Martina Caruso’s recipe – Mezzi Paccheri with Squid, Tumapersa cheese and Crispy Chard

Chef Martina Caruso proposes her recipe of Mezzi paccheri pasta with squid, Tumapersa cheese and crispy chard.

A dish that represents the gift of a memory and, at the same time, the desire to recover the culture of a product. This is the definition of a recipe with a strong evocative power that tells, with its aromas and flavors, the story of a cheese that was once produced in the Sicani Mountains, in the central-southern area of ​​Sicily: the Tuma Persa cheese. Currently, only one man, Salvatore Passalacqua, after engaging in continuous experimentation, has saved this product destined to be forgotten.
Tuma persa is a buttery cheese made with cow’s milk, soft on the palate and with a slight spicy-smoked and fresh aftertaste.

The sea-land combination between squid and Tuma Persa is certainly successful and gives life to a dish that smells like home. Here is how to prepare it.

Ingredients for 6 people:

PASTA

500 g Pacòte Il Cappelli Monograno Felicetti

SQUID BROTH
2 lt water
500 g chard stalks
1 kg clean squid
50 cl extra virgin olive oil
50 cl white wine

SQUID ENTRAILS SAUCE

500 g squid entrails
300 g tentacles
50 cl lemon juice
600 g peeled tomatoes
50 cl white wine
2 red onions

CRISPY CHARD

500 g of chard
200 cl sorrel juice
Extra virgin olive oil

SAUTEED MINCE

100 g parsley
3 celery sticks
2 white onions
Extra virgin olive oil

WHIPPING

Lost Tuma cheese

Procedure

For the squid broth: toast the chard and squid for a long time, blend with the white wine and finally add the water.
For the squid ragout: toast well the tentacles, entrails and onion, blend first with the wine and then with the lemon, finally add the peeled tomatoes and blend everything.
For the crispy chard: put the chard to marinate in the sorrel juice for two days. Spread the chard in the pan and bake at 180 ° C for 2 minutes and then at 90 ° C for 25 minutes.
For the mince: clean everything and blend by adding the oil. Get a creamy consistency.

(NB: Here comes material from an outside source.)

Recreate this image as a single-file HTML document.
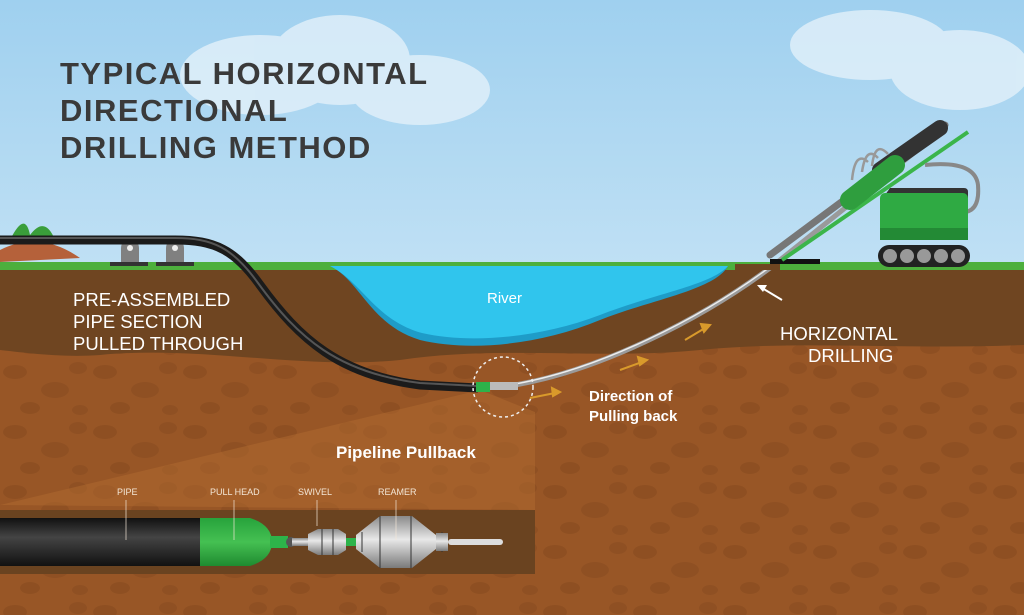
<!DOCTYPE html>
<html><head><meta charset="utf-8"><style>
html,body{margin:0;padding:0;width:1024px;height:615px;overflow:hidden}
svg{display:block}
text{font-family:"Liberation Sans",sans-serif}
</style></head><body>
<svg width="1024" height="615" viewBox="0 0 1024 615" xmlns="http://www.w3.org/2000/svg">
<defs>
<linearGradient id="sky" x1="0" y1="0" x2="0" y2="1">
<stop offset="0" stop-color="#9fd0ef"/><stop offset="1" stop-color="#eaf5fb"/></linearGradient>
<linearGradient id="pipeg" x1="0" y1="0" x2="0" y2="1">
<stop offset="0" stop-color="#111"/><stop offset="0.4" stop-color="#444"/><stop offset="1" stop-color="#111"/></linearGradient>
<linearGradient id="greeng" x1="0" y1="0" x2="0" y2="1">
<stop offset="0" stop-color="#27a33c"/><stop offset="0.5" stop-color="#45c052"/><stop offset="1" stop-color="#1f8a30"/></linearGradient>
<linearGradient id="metal" x1="0" y1="0" x2="0" y2="1">
<stop offset="0" stop-color="#8a8a8a"/><stop offset="0.45" stop-color="#e8e8e8"/><stop offset="1" stop-color="#7a7a7a"/></linearGradient>
<pattern id="rocks" width="90" height="60" patternUnits="userSpaceOnUse">
<ellipse cx="15" cy="12" rx="12" ry="7" fill="#7a4219" opacity="0.35"/>
<ellipse cx="55" cy="30" rx="14" ry="8" fill="#7a4219" opacity="0.3"/>
<ellipse cx="30" cy="48" rx="10" ry="6" fill="#7a4219" opacity="0.35"/>
<ellipse cx="78" cy="8" rx="9" ry="6" fill="#7a4219" opacity="0.3"/>
<ellipse cx="80" cy="50" rx="8" ry="5" fill="#7a4219" opacity="0.3"/>
</pattern>
</defs>
<rect width="1024" height="615" fill="url(#sky)"/>
<g fill="#e3f1fa" opacity="0.8">
<ellipse cx="260" cy="75" rx="80" ry="40"/><ellipse cx="340" cy="60" rx="70" ry="45"/><ellipse cx="420" cy="90" rx="70" ry="35"/>
<ellipse cx="870" cy="45" rx="80" ry="35"/><ellipse cx="960" cy="70" rx="70" ry="40"/>
</g>
<!-- ground -->
<rect x="0" y="268" width="1024" height="347" fill="#985626"/>
<rect x="0" y="340" width="1024" height="275" fill="url(#rocks)"/>
<path d="M0 268 H1024 V345 C900 350 800 340 700 350 C600 360 500 345 400 360 C300 370 200 345 100 355 C60 358 20 352 0 350Z" fill="#6f4521"/>
<rect x="0" y="262" width="1024" height="8" fill="#4daf3d"/>
<!-- lighter cone -->
<path d="M480 390 L0 505 L535 510 L535 412 Z" fill="#b06a30" opacity="0.5"/>
<!-- river -->
<path d="M330 266 H728 C715 290 650 300 600 320 C540 345 470 352 420 340 C370 325 360 280 330 266Z" fill="#1e9cc8"/>
<path d="M330 266 H728 C712 285 650 295 600 315 C540 338 470 344 422 333 C375 320 362 282 330 266Z" fill="#30c5ed"/>
<text x="487" y="303" fill="#fff" font-size="15">River</text>
<!-- plant -->
<path d="M0 250 Q40 230 80 258 L0 262Z" fill="#b5613a"/>
<path d="M10 240 Q25 210 30 235 Q45 215 55 240 Q40 238 30 242Z" fill="#3a9e3a"/>
<!-- pipe supports -->
<g fill="#808080"><circle cx="130" cy="248" r="9"/><rect x="121" y="248" width="18" height="14"/><rect x="110" y="262" width="38" height="4" fill="#333"/>
<circle cx="175" cy="248" r="9"/><rect x="166" y="248" width="18" height="14"/><rect x="156" y="262" width="38" height="4" fill="#333"/></g>
<circle cx="130" cy="248" r="3" fill="#eee"/><circle cx="175" cy="248" r="3" fill="#eee"/>
<!-- black pipe -->
<path d="M0 240 H175 C215 240 235 250 260 285 C300 340 340 375 420 385 L478 388" fill="none" stroke="#1b1b1b" stroke-width="9"/>
<path d="M0 238 H175 C213 238 233 248 258 283 C298 338 338 373 420 383 L478 386" fill="none" stroke="#555" stroke-width="2"/>
<!-- drill pipe gray -->
<path d="M515 385 C600 370 700 320 770 268 L930 140" fill="none" stroke="#9a9a9a" stroke-width="5"/>
<path d="M515 384 C600 369 700 319 770 267" fill="none" stroke="#eee" stroke-width="1.5"/>
<rect x="476" y="382" width="14" height="10" fill="#2db34a"/>
<rect x="490" y="382" width="28" height="8" fill="#bbb"/>
<circle cx="503" cy="387" r="30" fill="none" stroke="#eee" stroke-width="1.5" stroke-dasharray="3,3"/>
<!-- arrows -->
<g stroke="#d99a2b" stroke-width="2" fill="#d99a2b">
<line x1="530" y1="398" x2="555" y2="393"/><path d="M560 392 l-8 -4 l1 8z"/>
<line x1="620" y1="370" x2="642" y2="362"/><path d="M647 360 l-9 -3 l2 8z"/>
<line x1="685" y1="340" x2="705" y2="328"/><path d="M710 325 l-9 -1 l3 8z"/>
</g>
<!-- drill rig -->
<rect x="735" y="264" width="45" height="6" fill="#6f4521"/>
<rect x="770" y="259" width="50" height="5" fill="#111"/>
<line x1="782" y1="260" x2="968" y2="132" stroke="#3bb54a" stroke-width="4"/>
<line x1="770" y1="255" x2="945" y2="125" stroke="#777" stroke-width="7" stroke-linecap="round"/>
<line x1="880" y1="170" x2="940" y2="128" stroke="#333" stroke-width="16" stroke-linecap="round"/>
<line x1="850" y1="200" x2="895" y2="165" stroke="#2f9e3e" stroke-width="20" stroke-linecap="round"/>
<path d="M925 165 Q975 160 978 185 Q980 210 965 212" fill="none" stroke="#888" stroke-width="4"/>
<path d="M885 195 L880 203 H968 V192 Q968 188 964 188 H890Z" fill="#333"/>
<rect x="880" y="193" width="88" height="45" rx="5" fill="#2faa43"/>
<rect x="880" y="228" width="88" height="12" fill="#238a35"/>
<rect x="878" y="245" width="92" height="22" rx="11" fill="#222"/>
<g fill="#999"><circle cx="890" cy="256" r="7"/><circle cx="907" cy="256" r="7"/><circle cx="924" cy="256" r="7"/><circle cx="941" cy="256" r="7"/><circle cx="958" cy="256" r="7"/></g>
<path d="M852 180 Q855 150 868 162 M862 172 Q866 145 878 158 M872 166 Q875 140 888 154" fill="none" stroke="#999" stroke-width="2.5"/>
<!-- white arrow -->
<line x1="782" y1="300" x2="762" y2="288" stroke="#fff" stroke-width="2"/><path d="M757 285 l10 0 l-4 7z" fill="#fff"/>
<!-- title -->
<g fill="#3a3a3a" font-size="31" font-weight="bold" letter-spacing="1.5">
<text x="60" y="84">TYPICAL HORIZONTAL</text>
<text x="60" y="121">DIRECTIONAL</text>
<text x="60" y="158">DRILLING METHOD</text></g>
<g fill="#fff" font-size="18.5">
<text x="73" y="306">PRE-ASSEMBLED</text><text x="73" y="328">PIPE SECTION</text><text x="73" y="350">PULLED THROUGH</text>
<text x="780" y="340">HORIZONTAL</text><text x="808" y="362">DRILLING</text></g>
<g fill="#fff" font-size="15" font-weight="bold">
<text x="589" y="401">Direction of</text><text x="589" y="421">Pulling back</text>
<text x="336" y="458" font-size="17">Pipeline Pullback</text></g>
<!-- pullback box -->
<rect x="0" y="510" width="535" height="64" fill="#6a4320"/>
<rect x="0" y="518" width="200" height="48" fill="url(#pipeg)"/>
<path d="M200 518 H250 Q272 525 272 542 Q272 559 250 566 H200Z" fill="url(#greeng)"/>
<rect x="270" y="536" width="18" height="12" fill="#2db34a"/>
<circle cx="291" cy="542" r="5" fill="#555"/>
<rect x="292" y="538" width="18" height="8" fill="url(#metal)"/>
<path d="M308 534 L318 529 H338 L346 534 V550 L338 555 H318 L308 550Z" fill="url(#metal)"/>
<line x1="322" y1="529" x2="322" y2="555" stroke="#333"/><line x1="333" y1="529" x2="333" y2="555" stroke="#333"/>
<rect x="346" y="538" width="12" height="8" fill="#2db34a"/>
<path d="M356 535 L380 516 H412 L436 535 V549 L412 568 H380 L356 549Z" fill="url(#metal)"/>
<line x1="380" y1="516" x2="380" y2="568" stroke="#333"/><line x1="411" y1="516" x2="411" y2="568" stroke="#333"/>
<line x1="362" y1="532" x2="362" y2="552" stroke="#333"/><line x1="442" y1="532" x2="442" y2="552" stroke="#333"/>
<rect x="436" y="533" width="12" height="18" fill="url(#metal)"/>
<rect x="448" y="539" width="55" height="6" rx="3" fill="#ddd"/>
<g fill="#f3e6d6" font-size="9">
<text x="117" y="495">PIPE</text><text x="210" y="495">PULL HEAD</text><text x="298" y="495">SWIVEL</text><text x="378" y="495">REAMER</text></g>
<g stroke="#f3e6d6" stroke-width="0.7">
<line x1="126" y1="500" x2="126" y2="540"/><line x1="234" y1="500" x2="234" y2="540"/><line x1="317" y1="500" x2="317" y2="526"/><line x1="396" y1="500" x2="396" y2="540"/></g>
</svg>
</body></html>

Cook the mezzi paccheri in a pan of salted water. Add a spoon of mince vegetable and a drizzle of oil to the pan, sauté and blend with the white wine.
Finally, add the squid broth. Stir in the lost tuma persa cheese. Serve the half paccheri with a spoonful of ragout and the crispy chard.

Martina Caruso

WINE PAIRING

Arianna Occhipinti. Il Frappato FL – contrada Fossa di Lupo 2017

“Vittoria, wine, vineyard, dry stone walls. This is my land. Early in the morning the sun rises on the Iblei Mountains, while the sky turns red in layers and the warm light spreads amongst the rows of “Fossa di Lupo”, my district. I love the grapes of these places, Frappato and Nero d’ Avola. I feel myself in their expression, in being harmonic and unequal. I love the strength of the know-how to bring in the past and the future at the same time.”

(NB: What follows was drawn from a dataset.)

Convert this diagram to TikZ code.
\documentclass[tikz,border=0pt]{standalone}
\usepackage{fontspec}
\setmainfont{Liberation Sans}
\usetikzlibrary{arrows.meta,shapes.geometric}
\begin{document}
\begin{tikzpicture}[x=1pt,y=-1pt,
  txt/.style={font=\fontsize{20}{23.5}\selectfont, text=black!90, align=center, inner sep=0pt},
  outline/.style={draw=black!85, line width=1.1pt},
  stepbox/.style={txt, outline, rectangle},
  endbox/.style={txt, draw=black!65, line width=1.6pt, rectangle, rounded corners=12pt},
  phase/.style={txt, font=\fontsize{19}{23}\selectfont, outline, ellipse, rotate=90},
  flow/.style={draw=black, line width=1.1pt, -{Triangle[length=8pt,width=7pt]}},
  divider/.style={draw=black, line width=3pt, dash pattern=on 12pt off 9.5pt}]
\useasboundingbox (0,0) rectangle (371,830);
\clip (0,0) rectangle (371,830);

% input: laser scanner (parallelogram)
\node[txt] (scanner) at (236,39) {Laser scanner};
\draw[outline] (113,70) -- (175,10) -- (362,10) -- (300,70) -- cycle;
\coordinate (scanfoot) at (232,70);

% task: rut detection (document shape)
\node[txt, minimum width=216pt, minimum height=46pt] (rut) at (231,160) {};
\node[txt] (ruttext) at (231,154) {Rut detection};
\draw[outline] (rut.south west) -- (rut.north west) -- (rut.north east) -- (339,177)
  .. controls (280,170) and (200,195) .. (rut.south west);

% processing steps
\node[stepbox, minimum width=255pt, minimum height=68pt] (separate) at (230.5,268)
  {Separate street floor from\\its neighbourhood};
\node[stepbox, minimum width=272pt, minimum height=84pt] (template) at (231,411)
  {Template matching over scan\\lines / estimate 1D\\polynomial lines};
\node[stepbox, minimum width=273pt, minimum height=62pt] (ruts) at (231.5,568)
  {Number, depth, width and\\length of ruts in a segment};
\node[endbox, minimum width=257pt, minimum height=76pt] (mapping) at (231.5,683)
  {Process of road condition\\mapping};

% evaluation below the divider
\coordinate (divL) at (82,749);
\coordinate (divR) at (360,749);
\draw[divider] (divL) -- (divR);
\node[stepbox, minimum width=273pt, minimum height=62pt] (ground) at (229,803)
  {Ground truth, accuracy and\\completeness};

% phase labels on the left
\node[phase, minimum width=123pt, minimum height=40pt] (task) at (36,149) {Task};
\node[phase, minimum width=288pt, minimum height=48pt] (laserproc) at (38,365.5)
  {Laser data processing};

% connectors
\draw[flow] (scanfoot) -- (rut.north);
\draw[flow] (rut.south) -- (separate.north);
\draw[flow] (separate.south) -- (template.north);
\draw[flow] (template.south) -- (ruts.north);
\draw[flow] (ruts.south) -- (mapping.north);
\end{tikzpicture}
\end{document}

Arianna Occhipinti is one of the most charismatic producers in Sicily. Very often, when I am abroad, it happens to find her name in the wine lists of renowned restaurants; often as the only Sicilian reference or among the Italian labels, it is sure to be one of their proposals. With her great skill and value, she created a strong and recognizable brand.

After studying viticulture and enology in Milan, she returned to Vittoria in 2004, and there, at the slope of Iblei Mountains, she began to cultivate her first hectare of vineyards to reach after up to 25 hectares. She produces Frappato di Vittoria, Nero d’Avola, Albanello and Zibibbo.

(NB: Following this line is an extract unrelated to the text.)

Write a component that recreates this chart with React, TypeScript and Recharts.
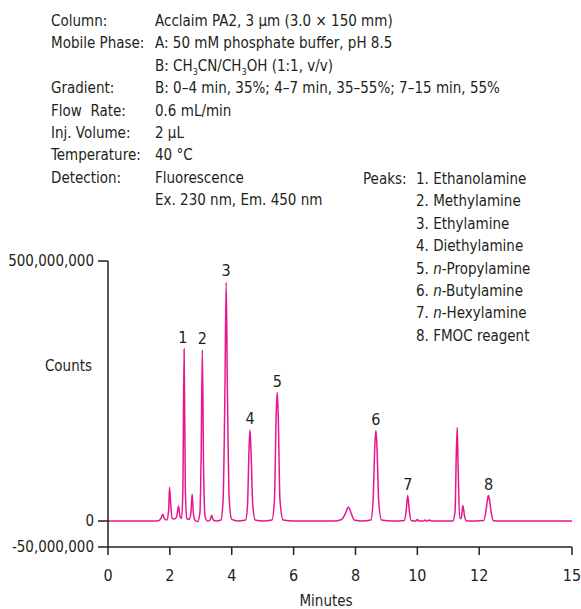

Arianna uses biodynamic practices followed by the gesture of the man who takes care of the land, from cultivation to pruning, till processing the fruit without using chemicals. Thanks to her sensitivity and skill, the result is a wine of great balance and territoriality, a genuine and greedy wine of which I am a great consumer.

The Frappato FL is part of the contrada wines project; the separate vinification of three different parcels give life to three wines: PT BB FL. The Fossa di Lupo is characterized by sandy and calcareous soil, north exposure and sapling vines of about 40 years. It expands up to 2 hectares and the bottles produced are 2,700. The vinification takes place with maceration on the skins and spontaneous fermentation in 85hl concrete vats for 25 days with daily pumping over and punching down, then racking and aging in the same containers for another 6 months and finally in Austrian oak barrels for 12 months. The result is a juicy wine, with pomegranate scent, balanced acidity, sea breeze sensations of freshness and sapidity.